# 随机算法 (Fall 2011)/Problem set 1

## Problem 1

Give a streaming algorithm to maintain a uniform sample from a data stream. The meaning of this sentence is explained as follows:

Suppose that the input is a sequence of items ${\displaystyle A[1],A[2],A[3],\ldots ,A[n]}$, which is passed to your algorithm by one item at a time in the sequential order. (Equivalently, you can imagine that your algorithm scans over a large array ${\displaystyle A}$ in one direction from left to right.)

You algorithm should return an ${\displaystyle A[r]}$, where ${\displaystyle r}$ is uniformly distributed over ${\displaystyle \{1,2,\ldots ,n\}}$.

Usually the input "data stream" is from a massive data set (e.g. search engine data), so you cannot afford storing the entire input. Make your algorithm use as small space as possible. We hope for a small space storing only constant number of items.

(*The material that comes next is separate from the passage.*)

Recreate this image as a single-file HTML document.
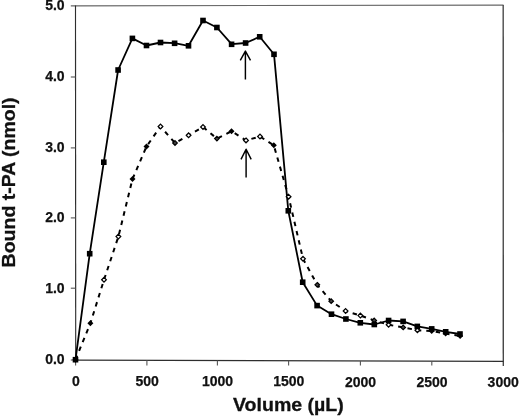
<!DOCTYPE html>
<html><head><meta charset="utf-8"><style>
html,body{margin:0;padding:0;background:#fff;}
body{width:520px;height:417px;overflow:hidden;font-family:"Liberation Sans", sans-serif;}
svg{display:block;} svg{will-change:transform}
</style></head><body>
<svg width="520" height="417" viewBox="0 0 520 417">
<g stroke="#555" stroke-width="1.1" fill="none">
<line x1="70.8" y1="5.9" x2="503.5" y2="5.1" stroke="#666"/>
<line x1="503.2" y1="5.1" x2="503.3" y2="366" stroke="#484848" stroke-width="1.4"/>
</g>
<g stroke="#2e2e2e" stroke-width="1.15" fill="none">
<line x1="75.5" y1="5.4" x2="75.7" y2="360.5"/>
<line x1="75" y1="360.10" x2="503.5" y2="361.30"/>
</g>
<g stroke="#555" stroke-width="1.1" fill="none">
<line x1="70.8" y1="77.0" x2="75.6" y2="77.0"/>
<line x1="70.8" y1="147.9" x2="75.6" y2="147.9"/>
<line x1="70.8" y1="217.9" x2="75.6" y2="217.9"/>
<line x1="70.8" y1="288.2" x2="75.6" y2="288.2"/>
<line x1="70.8" y1="360.0" x2="75.6" y2="360.0"/>
<line x1="75.6" y1="360.10" x2="75.6" y2="365.5"/>
<line x1="146.9" y1="360.30" x2="146.9" y2="365.5"/>
<line x1="217.4" y1="360.50" x2="217.4" y2="365.5"/>
<line x1="288.6" y1="360.70" x2="288.6" y2="365.5"/>
<line x1="360.4" y1="360.90" x2="360.4" y2="365.5"/>
<line x1="431.8" y1="361.10" x2="431.8" y2="365.5"/>
</g>
<polyline points="75.5,359.7 90.4,323.3 104.0,279.8 118.4,236.6 132.5,179.0 146.5,146.5 160.5,126.5 175.0,143.0 188.6,135.3 203.0,127.0 216.9,138.6 231.5,131.2 246.0,140.4 260.0,136.5 273.8,145.3 288.6,196.7 303.0,258.8 317.3,284.8 331.2,301.2 345.6,311.0 360.4,315.6 374.2,320.4 388.6,324.8 403.2,327.4 417.4,330.2 431.7,331.0 445.6,333.5 460.1,336.0" fill="none" stroke="#000" stroke-width="2" stroke-dasharray="4.5,5" stroke-dashoffset="0" stroke-linejoin="round"/>
<polyline points="75.5,359.7 89.7,253.8 103.8,162.2 118.1,70.0 132.4,38.4 146.5,45.5 160.5,42.5 174.6,43.2 188.5,45.8 203.0,20.5 216.9,27.5 231.6,44.2 245.6,43.0 259.7,36.8 274.0,54.2 288.3,210.8 302.7,282.2 317.1,305.6 331.5,314.2 345.9,319.0 360.3,322.8 374.3,324.5 388.6,320.5 403.1,321.4 417.3,326.4 431.7,328.9 445.7,331.8 460.0,334.0" fill="none" stroke="#000" stroke-width="1.8" stroke-linejoin="round"/>
<path d="M75.50,356.70 L78.50,359.70 L75.50,362.70 L72.50,359.70 Z" fill="#000"/>
<path d="M90.40,320.30 L93.40,323.30 L90.40,326.30 L87.40,323.30 Z" fill="#000"/>
<path d="M104.00,277.40 L106.35,279.75 L104.00,282.10 L101.65,279.75 Z" fill="#fff" stroke="#000" stroke-width="1.25"/>
<path d="M118.40,234.25 L120.75,236.60 L118.40,238.95 L116.05,236.60 Z" fill="#fff" stroke="#000" stroke-width="1.25"/>
<path d="M132.50,176.00 L135.50,179.00 L132.50,182.00 L129.50,179.00 Z" fill="#000"/>
<path d="M146.50,143.50 L149.50,146.50 L146.50,149.50 L143.50,146.50 Z" fill="#000"/>
<path d="M160.50,124.15 L162.85,126.50 L160.50,128.85 L158.15,126.50 Z" fill="#fff" stroke="#000" stroke-width="1.25"/>
<path d="M175.00,140.70 L177.30,143.00 L175.00,145.30 L172.70,143.00 Z" fill="#444" stroke="#000" stroke-width="1.2"/>
<path d="M188.60,132.95 L190.95,135.30 L188.60,137.65 L186.25,135.30 Z" fill="#fff" stroke="#000" stroke-width="1.25"/>
<path d="M203.00,124.65 L205.35,127.00 L203.00,129.35 L200.65,127.00 Z" fill="#fff" stroke="#000" stroke-width="1.25"/>
<path d="M216.90,136.30 L219.20,138.60 L216.90,140.90 L214.60,138.60 Z" fill="#444" stroke="#000" stroke-width="1.2"/>
<path d="M231.50,128.20 L234.50,131.20 L231.50,134.20 L228.50,131.20 Z" fill="#000"/>
<path d="M246.00,138.05 L248.35,140.40 L246.00,142.75 L243.65,140.40 Z" fill="#fff" stroke="#000" stroke-width="1.25"/>
<path d="M260.00,134.15 L262.35,136.50 L260.00,138.85 L257.65,136.50 Z" fill="#fff" stroke="#000" stroke-width="1.25"/>
<path d="M273.80,142.30 L276.80,145.30 L273.80,148.30 L270.80,145.30 Z" fill="#000"/>
<path d="M288.60,194.35 L290.95,196.70 L288.60,199.05 L286.25,196.70 Z" fill="#fff" stroke="#000" stroke-width="1.25"/>
<path d="M303.00,256.45 L305.35,258.80 L303.00,261.15 L300.65,258.80 Z" fill="#fff" stroke="#000" stroke-width="1.25"/>
<path d="M317.30,282.50 L319.60,284.80 L317.30,287.10 L315.00,284.80 Z" fill="#444" stroke="#000" stroke-width="1.2"/>
<path d="M331.20,298.90 L333.50,301.20 L331.20,303.50 L328.90,301.20 Z" fill="#444" stroke="#000" stroke-width="1.2"/>
<path d="M345.60,308.65 L347.95,311.00 L345.60,313.35 L343.25,311.00 Z" fill="#fff" stroke="#000" stroke-width="1.25"/>
<path d="M360.40,313.25 L362.75,315.60 L360.40,317.95 L358.05,315.60 Z" fill="#fff" stroke="#000" stroke-width="1.25"/>
<path d="M374.20,318.10 L376.50,320.40 L374.20,322.70 L371.90,320.40 Z" fill="#444" stroke="#000" stroke-width="1.2"/>
<path d="M388.60,322.45 L390.95,324.80 L388.60,327.15 L386.25,324.80 Z" fill="#fff" stroke="#000" stroke-width="1.25"/>
<path d="M403.20,325.10 L405.50,327.40 L403.20,329.70 L400.90,327.40 Z" fill="#444" stroke="#000" stroke-width="1.2"/>
<path d="M417.40,327.85 L419.75,330.20 L417.40,332.55 L415.05,330.20 Z" fill="#fff" stroke="#000" stroke-width="1.25"/>
<path d="M431.70,328.00 L434.70,331.00 L431.70,334.00 L428.70,331.00 Z" fill="#000"/>
<path d="M445.60,330.50 L448.60,333.50 L445.60,336.50 L442.60,333.50 Z" fill="#000"/>
<path d="M460.10,333.00 L463.10,336.00 L460.10,339.00 L457.10,336.00 Z" fill="#000"/>
<rect x="72.7" y="356.9" width="5.6" height="5.6" fill="#000"/>
<rect x="86.9" y="250.9" width="5.6" height="5.6" fill="#000"/>
<rect x="101.0" y="159.4" width="5.6" height="5.6" fill="#000"/>
<rect x="115.3" y="67.2" width="5.6" height="5.6" fill="#000"/>
<rect x="129.6" y="35.6" width="5.6" height="5.6" fill="#000"/>
<rect x="143.7" y="42.7" width="5.6" height="5.6" fill="#000"/>
<rect x="157.7" y="39.7" width="5.6" height="5.6" fill="#000"/>
<rect x="171.8" y="40.5" width="5.6" height="5.6" fill="#000"/>
<rect x="185.7" y="43.0" width="5.6" height="5.6" fill="#000"/>
<rect x="200.2" y="17.7" width="5.6" height="5.6" fill="#000"/>
<rect x="214.1" y="24.7" width="5.6" height="5.6" fill="#000"/>
<rect x="228.8" y="41.5" width="5.6" height="5.6" fill="#000"/>
<rect x="242.8" y="40.2" width="5.6" height="5.6" fill="#000"/>
<rect x="256.9" y="34.0" width="5.6" height="5.6" fill="#000"/>
<rect x="271.2" y="51.5" width="5.6" height="5.6" fill="#000"/>
<rect x="285.5" y="208.0" width="5.6" height="5.6" fill="#000"/>
<rect x="299.9" y="279.4" width="5.6" height="5.6" fill="#000"/>
<rect x="314.3" y="302.8" width="5.6" height="5.6" fill="#000"/>
<rect x="328.7" y="311.4" width="5.6" height="5.6" fill="#000"/>
<rect x="343.1" y="316.2" width="5.6" height="5.6" fill="#000"/>
<rect x="357.5" y="320.0" width="5.6" height="5.6" fill="#000"/>
<rect x="371.5" y="321.7" width="5.6" height="5.6" fill="#000"/>
<rect x="385.8" y="317.7" width="5.6" height="5.6" fill="#000"/>
<rect x="400.3" y="318.6" width="5.6" height="5.6" fill="#000"/>
<rect x="414.5" y="323.6" width="5.6" height="5.6" fill="#000"/>
<rect x="428.9" y="326.1" width="5.6" height="5.6" fill="#000"/>
<rect x="442.9" y="329.0" width="5.6" height="5.6" fill="#000"/>
<rect x="457.2" y="331.2" width="5.6" height="5.6" fill="#000"/>
<path d="M245.4,79.5 L245.4,52.099999999999994 M240.3,60.3 L245.4,51.099999999999994 L250.5,60.3" fill="none" stroke="#000" stroke-width="1.45" stroke-linejoin="round"/>
<path d="M246.1,177.5 L246.1,150.20000000000002 M241.0,159.4 L246.1,149.20000000000002 L251.2,159.4" fill="none" stroke="#000" stroke-width="1.45" stroke-linejoin="round"/>
<g font-family="Liberation Sans, sans-serif" font-weight="bold" font-size="14" fill="#111" stroke="#111" stroke-width="0.25">
<text x="64.6" y="10.3" text-anchor="end">5.0</text>
<text x="64.6" y="81.4" text-anchor="end">4.0</text>
<text x="64.6" y="152.3" text-anchor="end">3.0</text>
<text x="64.6" y="222.3" text-anchor="end">2.0</text>
<text x="64.6" y="292.6" text-anchor="end">1.0</text>
<text x="64.6" y="364.4" text-anchor="end">0.0</text>
<text x="75.8" y="385.90" text-anchor="middle">0</text>
<text x="147.1" y="386.08" text-anchor="middle">500</text>
<text x="217.6" y="386.26" text-anchor="middle">1000</text>
<text x="288.8" y="386.45" text-anchor="middle">1500</text>
<text x="360.6" y="386.63" text-anchor="middle">2000</text>
<text x="432.0" y="386.82" text-anchor="middle">2500</text>
<text x="503.2" y="387.00" text-anchor="middle">3000</text>
</g>
<text transform="translate(288.4,411.4) scale(1.03,1)" x="0" y="0" text-anchor="middle" font-family="Liberation Sans, sans-serif" font-weight="bold" font-size="19" fill="#111" stroke="#111" stroke-width="0.3">Volume (µL)</text>
<text transform="translate(15.2,182.4) rotate(-90) scale(1.055,1)" x="0" y="0" text-anchor="middle" font-family="Liberation Sans, sans-serif" font-weight="bold" font-size="18.5" fill="#111" stroke="#111" stroke-width="0.3">Bound t-PA (nmol)</text>
</svg>
</body></html>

• Develop an algorithm for the above problem. Give rigorous analysis for the algorithm to justify its correctness and efficiency.
• Develop an algorithm which works even if ${\displaystyle n}$ is not known in advance, and also give your analysis for the algorithm. (If your algorithm already satisfies this requirement, it's OK to have one algorithm answer both questions.)

## Problem 2

(Interviewing problem of Theory Group in Microsoft Research Asia for student interns.)

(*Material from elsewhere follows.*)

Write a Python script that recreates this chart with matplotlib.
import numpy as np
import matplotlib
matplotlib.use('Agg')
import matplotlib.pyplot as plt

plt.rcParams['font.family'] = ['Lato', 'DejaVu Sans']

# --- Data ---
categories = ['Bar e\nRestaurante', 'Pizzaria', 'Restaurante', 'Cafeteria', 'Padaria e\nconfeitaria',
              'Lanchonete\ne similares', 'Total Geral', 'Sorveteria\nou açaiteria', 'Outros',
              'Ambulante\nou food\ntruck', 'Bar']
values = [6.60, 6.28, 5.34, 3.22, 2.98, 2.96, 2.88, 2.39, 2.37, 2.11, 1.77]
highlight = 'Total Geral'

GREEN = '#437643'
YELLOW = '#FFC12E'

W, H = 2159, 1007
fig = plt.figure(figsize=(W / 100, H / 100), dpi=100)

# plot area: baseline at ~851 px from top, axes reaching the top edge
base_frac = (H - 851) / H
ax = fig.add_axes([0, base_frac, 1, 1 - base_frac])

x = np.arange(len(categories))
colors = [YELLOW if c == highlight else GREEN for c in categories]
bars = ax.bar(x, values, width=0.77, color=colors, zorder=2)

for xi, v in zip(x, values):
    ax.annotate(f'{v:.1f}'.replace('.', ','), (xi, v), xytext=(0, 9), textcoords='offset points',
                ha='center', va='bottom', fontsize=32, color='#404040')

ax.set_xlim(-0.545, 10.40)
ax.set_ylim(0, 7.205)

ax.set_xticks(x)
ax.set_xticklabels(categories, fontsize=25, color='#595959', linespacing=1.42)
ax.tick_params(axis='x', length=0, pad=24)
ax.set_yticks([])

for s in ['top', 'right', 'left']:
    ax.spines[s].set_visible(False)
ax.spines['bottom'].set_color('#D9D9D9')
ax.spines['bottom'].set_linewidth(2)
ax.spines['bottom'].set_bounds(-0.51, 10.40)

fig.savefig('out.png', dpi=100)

We start with ${\displaystyle n}$ people, each with 2 hands. None of these hands hold each other.

At each round, we uniformly pick 2 free hands and let them hold together.

• After how many rounds, there are no free hands left?
• What is the expected number of cycles made by people holding hands with each other (one person with left hand holding right hand is also counted as a cycle), when there are no free hands left?

## Problem 3

We use the Bloom filters to store playlists of songs, and find people with same taste in music.

Suppose Li Lei has a set ${\displaystyle X}$ and Han Meimei has a set ${\displaystyle Y}$ (their playlists), both with ${\displaystyle n}$ elements. Denote ${\displaystyle \ell =|X\cap Y|}$.

We create Bloom filters for both ${\displaystyle X}$ and ${\displaystyle Y}$, using the same number of bits ${\displaystyle m}$ and the same ${\displaystyle k}$ hash functions (with the uniform hash assumption). Let ${\displaystyle t}$ be the expected number of bits where the two Bloom filters differ.

• Represent ${\displaystyle t}$ as a function of ${\displaystyle m,n,k,\ell }$.
• How can this be used to find people with same taste in music. Is it more efficient than directly comparing playlists? Why?